When he got on the phone he was crying hysterically. Whether or not I realized it at the time, I know now that when we had this last conversation he was in excruciating pain. He died a few weeks later.
His apology was faltering, due to the extremity of his crying. At that moment in time my heart went out to him. I simply didn't have it within me to hate this man who had stolen my virginity, nor to use his feeble condition as an opportunity to get my revenge. The things I could have said! Oh, the torment I could have inflicted which still would have been mild compared to the 8 years that he forced himself on me. Well, I couldn't. Not only couldn't but it didn't even occur to me at the time.
It would be years down the road before I even remembered having this conversation with my abuser. When I did, I felt that I'd betrayed myself somehow. But now, I'm not so sure.
Isn't it true that a huge part of forgiveness is a willingness to forgive as opposed to harboring bitterness? It's not all emotion--surely our wills play a dominant role in the matter. When I reconsider my words to him (which I don't recall precisely, only that they extended forgiveness), something new occurs to me. I really did forgive him.
My journey of healing hadn't even begun way back in the 80's. My goodness, I would be close to 50 before I made much progress in the direction of recovery. But when I spoke forgiveness into the ear of my tormentor, it was authentic.
What's tripped me up is confusing the act of forgiveness with the necessary ongoing work of healing. I'm still dealing on a daily basis with the aftermath of what he did to me, but that doesn't negate the initial act of offering mercy to my stepdad on his deathbed.
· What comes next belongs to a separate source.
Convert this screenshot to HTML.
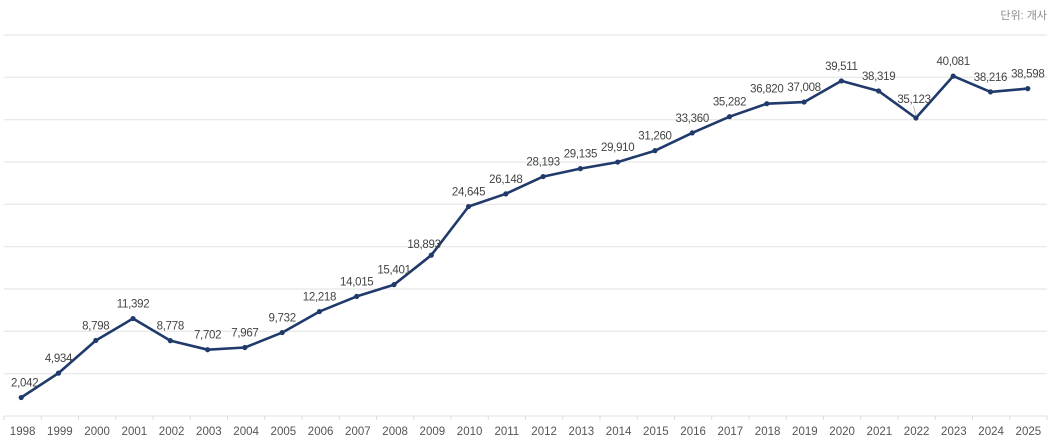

I can't resist comparing The King of the Mountain's heartwrenching apology with the primly formal note from my mother several years ago. There was passion and angst in my abuser's plea for forgiveness. My mother's apology left me cold, and feeling somehow insulted. What made the difference? I think the fact that she's never been convinced that she really did anything wrong. How easy for her to put it all on my stepdad. There were clearly no tears shed when she wrote me the note, contrasted with his agonized cries.
In the wake of realizing I did indeed forgive him is a little current of excitement. I really am capable of forgiveness! My heart isn't cold and forbidding like my mother's, but open to the possibilities of extending grace where least deserved.
What will it take me to forgive her? Possibly more time than I'll have in this life. Though I was determined a couple of years ago to extend her forgiveness, I soon realized I just wasn't there yet. Not ready, and who knows when I will be. The wound created by her cold passivity and non-protection apparently goes deeper even than the 8 years of sexual abuse inflicted upon me by her hubby.
I did and I do forgive him. With sincerity of heart I hope he made his peace with God before he left this earth. I just hope that somewhere in this sad tale there is some component of hope, of new life, of grace.